Task statement =>
Within the records below, find each line that holds the string "this", then copy it.

The records =>
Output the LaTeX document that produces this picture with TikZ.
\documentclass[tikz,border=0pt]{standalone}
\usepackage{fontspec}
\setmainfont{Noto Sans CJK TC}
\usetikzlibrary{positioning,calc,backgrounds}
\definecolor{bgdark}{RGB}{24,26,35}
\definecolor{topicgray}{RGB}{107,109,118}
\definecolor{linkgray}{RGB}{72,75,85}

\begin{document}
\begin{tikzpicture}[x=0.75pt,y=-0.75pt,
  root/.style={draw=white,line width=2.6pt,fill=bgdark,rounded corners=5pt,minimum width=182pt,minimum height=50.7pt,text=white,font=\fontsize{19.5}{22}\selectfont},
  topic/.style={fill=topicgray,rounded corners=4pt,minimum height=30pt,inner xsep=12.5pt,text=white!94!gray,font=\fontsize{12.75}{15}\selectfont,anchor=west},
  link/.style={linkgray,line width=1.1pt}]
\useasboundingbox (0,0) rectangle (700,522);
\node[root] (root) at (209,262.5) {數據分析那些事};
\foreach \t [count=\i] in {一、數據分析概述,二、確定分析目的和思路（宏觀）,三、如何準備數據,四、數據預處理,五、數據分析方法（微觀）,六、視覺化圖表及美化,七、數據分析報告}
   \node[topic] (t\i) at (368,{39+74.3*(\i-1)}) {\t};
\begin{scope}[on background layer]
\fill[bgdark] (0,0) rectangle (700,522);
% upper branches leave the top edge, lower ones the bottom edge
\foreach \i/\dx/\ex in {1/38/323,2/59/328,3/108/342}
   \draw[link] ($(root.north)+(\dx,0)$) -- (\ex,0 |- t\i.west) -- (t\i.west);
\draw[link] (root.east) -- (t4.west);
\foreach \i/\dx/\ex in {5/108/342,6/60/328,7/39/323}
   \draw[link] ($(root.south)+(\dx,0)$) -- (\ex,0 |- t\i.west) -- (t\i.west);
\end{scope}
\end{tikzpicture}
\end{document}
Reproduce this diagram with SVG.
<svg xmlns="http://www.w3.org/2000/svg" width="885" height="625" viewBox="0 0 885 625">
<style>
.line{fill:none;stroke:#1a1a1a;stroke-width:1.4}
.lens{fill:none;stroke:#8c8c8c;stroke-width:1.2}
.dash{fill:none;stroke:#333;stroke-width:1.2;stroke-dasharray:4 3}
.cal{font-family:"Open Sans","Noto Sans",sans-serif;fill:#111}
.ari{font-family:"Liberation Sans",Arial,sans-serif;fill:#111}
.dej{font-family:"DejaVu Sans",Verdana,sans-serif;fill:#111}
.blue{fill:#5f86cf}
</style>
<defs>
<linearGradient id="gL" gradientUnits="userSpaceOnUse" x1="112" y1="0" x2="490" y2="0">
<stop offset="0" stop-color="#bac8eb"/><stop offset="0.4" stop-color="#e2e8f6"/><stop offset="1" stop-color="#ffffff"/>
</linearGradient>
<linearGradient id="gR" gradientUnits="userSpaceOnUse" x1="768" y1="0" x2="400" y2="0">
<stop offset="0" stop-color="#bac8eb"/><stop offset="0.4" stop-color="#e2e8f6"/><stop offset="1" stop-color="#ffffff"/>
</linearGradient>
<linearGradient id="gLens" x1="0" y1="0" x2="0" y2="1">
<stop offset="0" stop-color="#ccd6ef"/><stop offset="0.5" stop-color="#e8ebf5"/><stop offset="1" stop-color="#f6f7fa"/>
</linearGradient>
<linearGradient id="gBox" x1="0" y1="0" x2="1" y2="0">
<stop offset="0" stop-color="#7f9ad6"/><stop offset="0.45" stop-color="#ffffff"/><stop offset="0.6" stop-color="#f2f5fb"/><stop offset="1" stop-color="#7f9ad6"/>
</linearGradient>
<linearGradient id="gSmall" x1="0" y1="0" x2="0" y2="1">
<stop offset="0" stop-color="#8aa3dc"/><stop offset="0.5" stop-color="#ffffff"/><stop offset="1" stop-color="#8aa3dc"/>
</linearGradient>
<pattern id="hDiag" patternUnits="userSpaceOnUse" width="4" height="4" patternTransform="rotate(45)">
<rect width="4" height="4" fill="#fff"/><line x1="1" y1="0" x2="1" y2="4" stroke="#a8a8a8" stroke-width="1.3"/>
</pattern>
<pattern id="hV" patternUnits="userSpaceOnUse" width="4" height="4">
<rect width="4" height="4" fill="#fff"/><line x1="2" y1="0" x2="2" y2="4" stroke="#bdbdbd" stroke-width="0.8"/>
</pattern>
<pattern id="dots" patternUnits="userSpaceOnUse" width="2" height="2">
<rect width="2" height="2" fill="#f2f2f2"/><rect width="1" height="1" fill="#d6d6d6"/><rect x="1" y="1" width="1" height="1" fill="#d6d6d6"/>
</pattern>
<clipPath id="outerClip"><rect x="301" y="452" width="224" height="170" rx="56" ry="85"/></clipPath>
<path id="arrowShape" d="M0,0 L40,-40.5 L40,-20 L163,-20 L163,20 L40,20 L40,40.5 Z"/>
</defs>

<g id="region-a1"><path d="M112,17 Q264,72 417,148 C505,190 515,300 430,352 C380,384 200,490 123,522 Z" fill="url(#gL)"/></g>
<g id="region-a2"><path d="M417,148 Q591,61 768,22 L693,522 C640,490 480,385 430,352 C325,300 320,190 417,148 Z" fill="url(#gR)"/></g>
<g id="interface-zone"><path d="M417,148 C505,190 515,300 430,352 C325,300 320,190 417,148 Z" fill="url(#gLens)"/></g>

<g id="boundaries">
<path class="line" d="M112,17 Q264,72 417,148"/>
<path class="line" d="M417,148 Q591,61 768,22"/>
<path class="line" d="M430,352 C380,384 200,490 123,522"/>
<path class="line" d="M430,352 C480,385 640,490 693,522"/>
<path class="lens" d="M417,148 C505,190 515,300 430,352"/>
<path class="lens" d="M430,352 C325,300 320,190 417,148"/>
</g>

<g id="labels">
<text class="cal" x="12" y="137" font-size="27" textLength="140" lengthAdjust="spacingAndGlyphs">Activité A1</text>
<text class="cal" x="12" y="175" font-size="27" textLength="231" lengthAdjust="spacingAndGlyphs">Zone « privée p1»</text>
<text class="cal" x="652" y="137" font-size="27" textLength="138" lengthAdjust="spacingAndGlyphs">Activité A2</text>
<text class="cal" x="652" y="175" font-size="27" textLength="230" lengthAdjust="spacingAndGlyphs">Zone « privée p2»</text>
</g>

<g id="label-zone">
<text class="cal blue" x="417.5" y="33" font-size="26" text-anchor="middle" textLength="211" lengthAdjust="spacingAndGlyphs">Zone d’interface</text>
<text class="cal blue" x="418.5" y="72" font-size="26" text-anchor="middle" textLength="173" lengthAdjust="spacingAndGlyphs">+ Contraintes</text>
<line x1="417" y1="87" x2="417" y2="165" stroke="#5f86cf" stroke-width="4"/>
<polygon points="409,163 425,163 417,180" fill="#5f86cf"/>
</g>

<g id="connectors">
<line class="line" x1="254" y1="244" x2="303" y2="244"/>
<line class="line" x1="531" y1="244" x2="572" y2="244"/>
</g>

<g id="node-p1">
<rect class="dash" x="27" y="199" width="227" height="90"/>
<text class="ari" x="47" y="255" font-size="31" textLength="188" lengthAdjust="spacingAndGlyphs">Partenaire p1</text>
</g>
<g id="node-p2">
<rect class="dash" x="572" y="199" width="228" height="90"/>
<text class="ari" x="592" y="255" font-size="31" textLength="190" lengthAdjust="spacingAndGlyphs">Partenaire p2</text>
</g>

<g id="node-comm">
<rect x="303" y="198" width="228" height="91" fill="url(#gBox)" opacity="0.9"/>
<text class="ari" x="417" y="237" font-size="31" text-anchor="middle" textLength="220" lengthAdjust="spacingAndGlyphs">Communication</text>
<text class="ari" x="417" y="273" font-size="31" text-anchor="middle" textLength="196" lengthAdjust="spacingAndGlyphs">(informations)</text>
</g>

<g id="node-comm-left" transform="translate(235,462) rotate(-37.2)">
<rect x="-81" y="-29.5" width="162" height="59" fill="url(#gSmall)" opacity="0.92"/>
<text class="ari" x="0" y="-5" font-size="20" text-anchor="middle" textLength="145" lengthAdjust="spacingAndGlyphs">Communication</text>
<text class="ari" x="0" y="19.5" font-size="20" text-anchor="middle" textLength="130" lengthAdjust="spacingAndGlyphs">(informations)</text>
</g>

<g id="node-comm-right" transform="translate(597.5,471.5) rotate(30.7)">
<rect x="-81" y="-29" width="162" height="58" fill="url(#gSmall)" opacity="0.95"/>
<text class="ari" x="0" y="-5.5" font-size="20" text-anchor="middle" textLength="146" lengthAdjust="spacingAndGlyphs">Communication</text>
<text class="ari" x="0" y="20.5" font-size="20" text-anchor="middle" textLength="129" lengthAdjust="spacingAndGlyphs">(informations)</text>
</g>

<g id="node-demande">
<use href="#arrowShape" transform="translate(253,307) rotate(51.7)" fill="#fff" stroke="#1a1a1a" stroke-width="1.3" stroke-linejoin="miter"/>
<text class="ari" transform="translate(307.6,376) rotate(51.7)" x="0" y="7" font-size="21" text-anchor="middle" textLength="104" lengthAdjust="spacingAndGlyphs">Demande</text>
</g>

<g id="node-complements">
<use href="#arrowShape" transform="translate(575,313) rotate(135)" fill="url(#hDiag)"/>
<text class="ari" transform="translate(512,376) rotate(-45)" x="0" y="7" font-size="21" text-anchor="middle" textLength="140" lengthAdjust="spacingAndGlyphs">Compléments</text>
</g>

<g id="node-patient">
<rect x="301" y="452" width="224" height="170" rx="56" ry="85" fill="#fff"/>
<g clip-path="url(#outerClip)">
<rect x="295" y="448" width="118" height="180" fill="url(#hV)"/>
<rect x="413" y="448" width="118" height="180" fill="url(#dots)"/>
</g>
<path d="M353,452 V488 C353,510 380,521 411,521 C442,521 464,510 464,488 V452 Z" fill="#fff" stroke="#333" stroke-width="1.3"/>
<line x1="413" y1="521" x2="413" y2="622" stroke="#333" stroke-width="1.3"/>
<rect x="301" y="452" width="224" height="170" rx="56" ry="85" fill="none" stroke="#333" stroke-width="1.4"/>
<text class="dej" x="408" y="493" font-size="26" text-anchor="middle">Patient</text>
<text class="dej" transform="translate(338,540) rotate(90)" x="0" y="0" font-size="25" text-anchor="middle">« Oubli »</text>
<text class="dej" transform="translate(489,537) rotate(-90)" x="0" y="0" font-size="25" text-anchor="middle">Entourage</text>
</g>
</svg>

Solution =>
Output the LaTeX document that produces this picture with TikZ.
Reproduce this diagram with SVG.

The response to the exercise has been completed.